**To do**: Give back an exact copy of the lines from the start of the material through the line bearing "from matplotlib.ticker import". Include both ends and nothing else.
* * * * *
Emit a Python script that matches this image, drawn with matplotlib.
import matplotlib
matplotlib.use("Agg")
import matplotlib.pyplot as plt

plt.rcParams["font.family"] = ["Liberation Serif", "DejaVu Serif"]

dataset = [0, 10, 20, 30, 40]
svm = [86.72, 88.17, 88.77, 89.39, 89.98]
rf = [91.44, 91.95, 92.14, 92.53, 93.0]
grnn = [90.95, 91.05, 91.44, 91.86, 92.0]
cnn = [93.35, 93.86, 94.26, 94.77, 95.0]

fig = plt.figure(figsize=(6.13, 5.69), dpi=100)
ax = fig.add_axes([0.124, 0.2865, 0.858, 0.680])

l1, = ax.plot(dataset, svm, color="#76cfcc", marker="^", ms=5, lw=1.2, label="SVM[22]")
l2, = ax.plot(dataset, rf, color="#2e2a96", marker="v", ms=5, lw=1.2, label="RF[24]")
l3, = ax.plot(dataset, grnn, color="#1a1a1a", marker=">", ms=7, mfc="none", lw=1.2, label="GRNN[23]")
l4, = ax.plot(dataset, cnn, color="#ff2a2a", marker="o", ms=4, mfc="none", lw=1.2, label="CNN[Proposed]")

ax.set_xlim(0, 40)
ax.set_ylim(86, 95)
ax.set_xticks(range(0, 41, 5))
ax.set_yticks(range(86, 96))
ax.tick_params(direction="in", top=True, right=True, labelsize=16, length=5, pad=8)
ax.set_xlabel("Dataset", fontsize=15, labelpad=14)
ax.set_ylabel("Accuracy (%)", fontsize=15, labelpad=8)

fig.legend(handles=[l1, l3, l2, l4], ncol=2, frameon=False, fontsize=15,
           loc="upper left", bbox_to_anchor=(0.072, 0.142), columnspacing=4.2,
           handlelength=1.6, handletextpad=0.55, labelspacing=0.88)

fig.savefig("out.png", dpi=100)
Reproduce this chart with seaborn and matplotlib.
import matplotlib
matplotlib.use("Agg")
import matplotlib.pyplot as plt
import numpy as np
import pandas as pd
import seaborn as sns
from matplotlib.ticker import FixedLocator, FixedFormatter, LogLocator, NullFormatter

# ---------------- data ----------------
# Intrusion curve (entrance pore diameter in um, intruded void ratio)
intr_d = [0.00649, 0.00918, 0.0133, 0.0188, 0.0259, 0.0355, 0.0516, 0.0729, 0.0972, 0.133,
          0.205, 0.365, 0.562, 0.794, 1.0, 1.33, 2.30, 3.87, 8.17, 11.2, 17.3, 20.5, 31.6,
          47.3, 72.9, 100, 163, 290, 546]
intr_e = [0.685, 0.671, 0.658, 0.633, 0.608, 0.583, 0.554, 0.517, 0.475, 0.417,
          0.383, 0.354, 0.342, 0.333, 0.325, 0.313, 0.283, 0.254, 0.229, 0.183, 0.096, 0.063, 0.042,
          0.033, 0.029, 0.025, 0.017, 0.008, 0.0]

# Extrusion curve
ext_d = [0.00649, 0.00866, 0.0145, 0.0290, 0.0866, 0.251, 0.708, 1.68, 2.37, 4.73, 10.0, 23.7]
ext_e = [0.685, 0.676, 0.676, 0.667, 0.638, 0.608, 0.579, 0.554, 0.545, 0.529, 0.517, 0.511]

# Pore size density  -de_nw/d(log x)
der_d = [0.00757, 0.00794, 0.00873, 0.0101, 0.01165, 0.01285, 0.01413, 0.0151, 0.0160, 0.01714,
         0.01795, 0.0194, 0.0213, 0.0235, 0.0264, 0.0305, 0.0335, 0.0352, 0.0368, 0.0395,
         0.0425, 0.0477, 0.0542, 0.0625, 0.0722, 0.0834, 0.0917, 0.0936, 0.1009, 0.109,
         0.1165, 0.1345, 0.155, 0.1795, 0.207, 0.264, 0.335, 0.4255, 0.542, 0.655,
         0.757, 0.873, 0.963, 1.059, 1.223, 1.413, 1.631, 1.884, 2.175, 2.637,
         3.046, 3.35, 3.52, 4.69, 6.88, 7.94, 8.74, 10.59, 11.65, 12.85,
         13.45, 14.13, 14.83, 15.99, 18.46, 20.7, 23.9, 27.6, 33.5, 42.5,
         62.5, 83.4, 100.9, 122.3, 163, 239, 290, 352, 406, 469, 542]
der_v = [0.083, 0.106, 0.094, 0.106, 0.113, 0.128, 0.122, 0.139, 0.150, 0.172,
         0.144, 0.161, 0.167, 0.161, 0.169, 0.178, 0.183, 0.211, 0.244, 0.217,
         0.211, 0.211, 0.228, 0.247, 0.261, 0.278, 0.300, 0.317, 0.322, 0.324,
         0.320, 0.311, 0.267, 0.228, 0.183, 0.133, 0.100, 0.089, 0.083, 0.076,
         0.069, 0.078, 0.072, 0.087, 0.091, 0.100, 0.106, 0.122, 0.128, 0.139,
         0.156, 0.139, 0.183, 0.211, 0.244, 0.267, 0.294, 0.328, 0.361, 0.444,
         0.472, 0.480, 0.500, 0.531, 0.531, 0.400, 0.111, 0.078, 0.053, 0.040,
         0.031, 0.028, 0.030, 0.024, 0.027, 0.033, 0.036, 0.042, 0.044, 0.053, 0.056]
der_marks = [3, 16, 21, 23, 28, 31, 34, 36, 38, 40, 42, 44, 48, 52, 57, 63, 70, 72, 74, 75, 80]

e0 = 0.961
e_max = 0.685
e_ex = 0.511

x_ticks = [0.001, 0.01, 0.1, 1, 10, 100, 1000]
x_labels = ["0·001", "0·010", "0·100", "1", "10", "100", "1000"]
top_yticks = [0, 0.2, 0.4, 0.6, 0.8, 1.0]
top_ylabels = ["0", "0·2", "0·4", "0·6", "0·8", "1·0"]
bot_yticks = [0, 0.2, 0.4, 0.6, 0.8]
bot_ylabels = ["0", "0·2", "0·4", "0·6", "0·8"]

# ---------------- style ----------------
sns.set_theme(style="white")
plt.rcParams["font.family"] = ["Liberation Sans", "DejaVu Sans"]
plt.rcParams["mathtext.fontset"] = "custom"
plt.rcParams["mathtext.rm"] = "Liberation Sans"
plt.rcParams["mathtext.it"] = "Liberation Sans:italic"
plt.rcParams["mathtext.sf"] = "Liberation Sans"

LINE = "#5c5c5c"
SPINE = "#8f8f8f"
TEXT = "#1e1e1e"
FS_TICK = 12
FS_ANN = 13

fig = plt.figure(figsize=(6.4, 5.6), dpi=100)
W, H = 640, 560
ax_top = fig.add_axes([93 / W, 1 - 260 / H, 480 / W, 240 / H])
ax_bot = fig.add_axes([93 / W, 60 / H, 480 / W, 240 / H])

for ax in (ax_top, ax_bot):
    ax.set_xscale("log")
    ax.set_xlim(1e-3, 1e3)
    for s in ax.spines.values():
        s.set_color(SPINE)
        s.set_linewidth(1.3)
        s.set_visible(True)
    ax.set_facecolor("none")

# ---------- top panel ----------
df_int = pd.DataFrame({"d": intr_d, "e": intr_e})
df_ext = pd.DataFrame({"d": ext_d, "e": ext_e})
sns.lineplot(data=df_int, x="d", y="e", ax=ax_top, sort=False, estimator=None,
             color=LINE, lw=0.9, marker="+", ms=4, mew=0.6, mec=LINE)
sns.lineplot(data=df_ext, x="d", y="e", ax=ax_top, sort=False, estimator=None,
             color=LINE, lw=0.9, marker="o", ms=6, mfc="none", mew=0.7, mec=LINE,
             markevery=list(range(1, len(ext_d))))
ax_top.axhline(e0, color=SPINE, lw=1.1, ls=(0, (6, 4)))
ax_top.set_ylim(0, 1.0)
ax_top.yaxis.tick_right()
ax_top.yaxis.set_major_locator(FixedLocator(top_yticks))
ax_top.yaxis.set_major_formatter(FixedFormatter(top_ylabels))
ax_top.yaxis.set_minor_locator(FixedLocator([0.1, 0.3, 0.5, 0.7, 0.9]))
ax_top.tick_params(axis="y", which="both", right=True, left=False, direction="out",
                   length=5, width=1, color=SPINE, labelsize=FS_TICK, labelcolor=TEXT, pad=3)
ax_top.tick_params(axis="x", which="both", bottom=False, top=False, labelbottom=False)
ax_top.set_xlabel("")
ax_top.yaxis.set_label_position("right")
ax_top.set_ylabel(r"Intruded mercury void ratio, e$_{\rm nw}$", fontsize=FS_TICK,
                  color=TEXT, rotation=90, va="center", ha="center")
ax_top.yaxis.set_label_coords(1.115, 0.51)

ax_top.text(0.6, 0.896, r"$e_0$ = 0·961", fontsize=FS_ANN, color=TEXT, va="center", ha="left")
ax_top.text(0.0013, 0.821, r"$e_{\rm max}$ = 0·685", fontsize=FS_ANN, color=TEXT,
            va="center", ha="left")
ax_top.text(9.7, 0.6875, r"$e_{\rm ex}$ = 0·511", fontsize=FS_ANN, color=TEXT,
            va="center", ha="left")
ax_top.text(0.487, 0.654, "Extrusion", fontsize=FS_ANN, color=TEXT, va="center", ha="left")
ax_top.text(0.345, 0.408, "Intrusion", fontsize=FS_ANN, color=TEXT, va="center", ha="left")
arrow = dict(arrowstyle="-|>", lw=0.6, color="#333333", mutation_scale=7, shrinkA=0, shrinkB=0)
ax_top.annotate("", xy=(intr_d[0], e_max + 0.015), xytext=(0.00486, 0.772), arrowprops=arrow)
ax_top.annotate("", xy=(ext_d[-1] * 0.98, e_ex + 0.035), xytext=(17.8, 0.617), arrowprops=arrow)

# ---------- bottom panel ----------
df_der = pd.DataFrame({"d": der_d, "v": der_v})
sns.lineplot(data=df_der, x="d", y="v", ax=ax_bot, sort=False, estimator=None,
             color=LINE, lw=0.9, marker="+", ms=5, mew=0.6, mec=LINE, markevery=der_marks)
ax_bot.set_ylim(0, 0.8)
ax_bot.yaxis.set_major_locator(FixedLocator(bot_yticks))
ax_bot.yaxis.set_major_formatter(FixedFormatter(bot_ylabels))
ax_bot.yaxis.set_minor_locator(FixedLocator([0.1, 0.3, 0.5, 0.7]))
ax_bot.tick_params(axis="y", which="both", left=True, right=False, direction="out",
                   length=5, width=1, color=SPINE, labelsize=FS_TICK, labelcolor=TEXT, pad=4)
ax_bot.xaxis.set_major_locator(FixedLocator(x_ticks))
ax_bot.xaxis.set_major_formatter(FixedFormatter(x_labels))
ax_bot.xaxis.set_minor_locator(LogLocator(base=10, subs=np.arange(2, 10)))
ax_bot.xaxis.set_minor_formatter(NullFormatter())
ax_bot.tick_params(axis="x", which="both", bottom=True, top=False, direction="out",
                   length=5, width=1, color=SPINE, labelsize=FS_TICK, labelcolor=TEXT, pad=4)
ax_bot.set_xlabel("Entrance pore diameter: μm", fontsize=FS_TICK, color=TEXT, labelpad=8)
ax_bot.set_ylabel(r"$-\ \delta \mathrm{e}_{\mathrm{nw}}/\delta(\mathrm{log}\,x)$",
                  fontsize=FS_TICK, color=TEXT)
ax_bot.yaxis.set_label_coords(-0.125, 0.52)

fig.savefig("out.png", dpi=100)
* * * * *
**Task result**:
Emit a Python script that matches this image, drawn with matplotlib.
import matplotlib
matplotlib.use("Agg")
import matplotlib.pyplot as plt

plt.rcParams["font.family"] = ["Liberation Serif", "DejaVu Serif"]

dataset = [0, 10, 20, 30, 40]
svm = [86.72, 88.17, 88.77, 89.39, 89.98]
rf = [91.44, 91.95, 92.14, 92.53, 93.0]
grnn = [90.95, 91.05, 91.44, 91.86, 92.0]
cnn = [93.35, 93.86, 94.26, 94.77, 95.0]

fig = plt.figure(figsize=(6.13, 5.69), dpi=100)
ax = fig.add_axes([0.124, 0.2865, 0.858, 0.680])

l1, = ax.plot(dataset, svm, color="#76cfcc", marker="^", ms=5, lw=1.2, label="SVM[22]")
l2, = ax.plot(dataset, rf, color="#2e2a96", marker="v", ms=5, lw=1.2, label="RF[24]")
l3, = ax.plot(dataset, grnn, color="#1a1a1a", marker=">", ms=7, mfc="none", lw=1.2, label="GRNN[23]")
l4, = ax.plot(dataset, cnn, color="#ff2a2a", marker="o", ms=4, mfc="none", lw=1.2, label="CNN[Proposed]")

ax.set_xlim(0, 40)
ax.set_ylim(86, 95)
ax.set_xticks(range(0, 41, 5))
ax.set_yticks(range(86, 96))
ax.tick_params(direction="in", top=True, right=True, labelsize=16, length=5, pad=8)
ax.set_xlabel("Dataset", fontsize=15, labelpad=14)
ax.set_ylabel("Accuracy (%)", fontsize=15, labelpad=8)

fig.legend(handles=[l1, l3, l2, l4], ncol=2, frameon=False, fontsize=15,
           loc="upper left", bbox_to_anchor=(0.072, 0.142), columnspacing=4.2,
           handlelength=1.6, handletextpad=0.55, labelspacing=0.88)

fig.savefig("out.png", dpi=100)
Reproduce this chart with seaborn and matplotlib.
import matplotlib
matplotlib.use("Agg")
import matplotlib.pyplot as plt
import numpy as np
import pandas as pd
import seaborn as sns
from matplotlib.ticker import FixedLocator, FixedFormatter, LogLocator, NullFormatter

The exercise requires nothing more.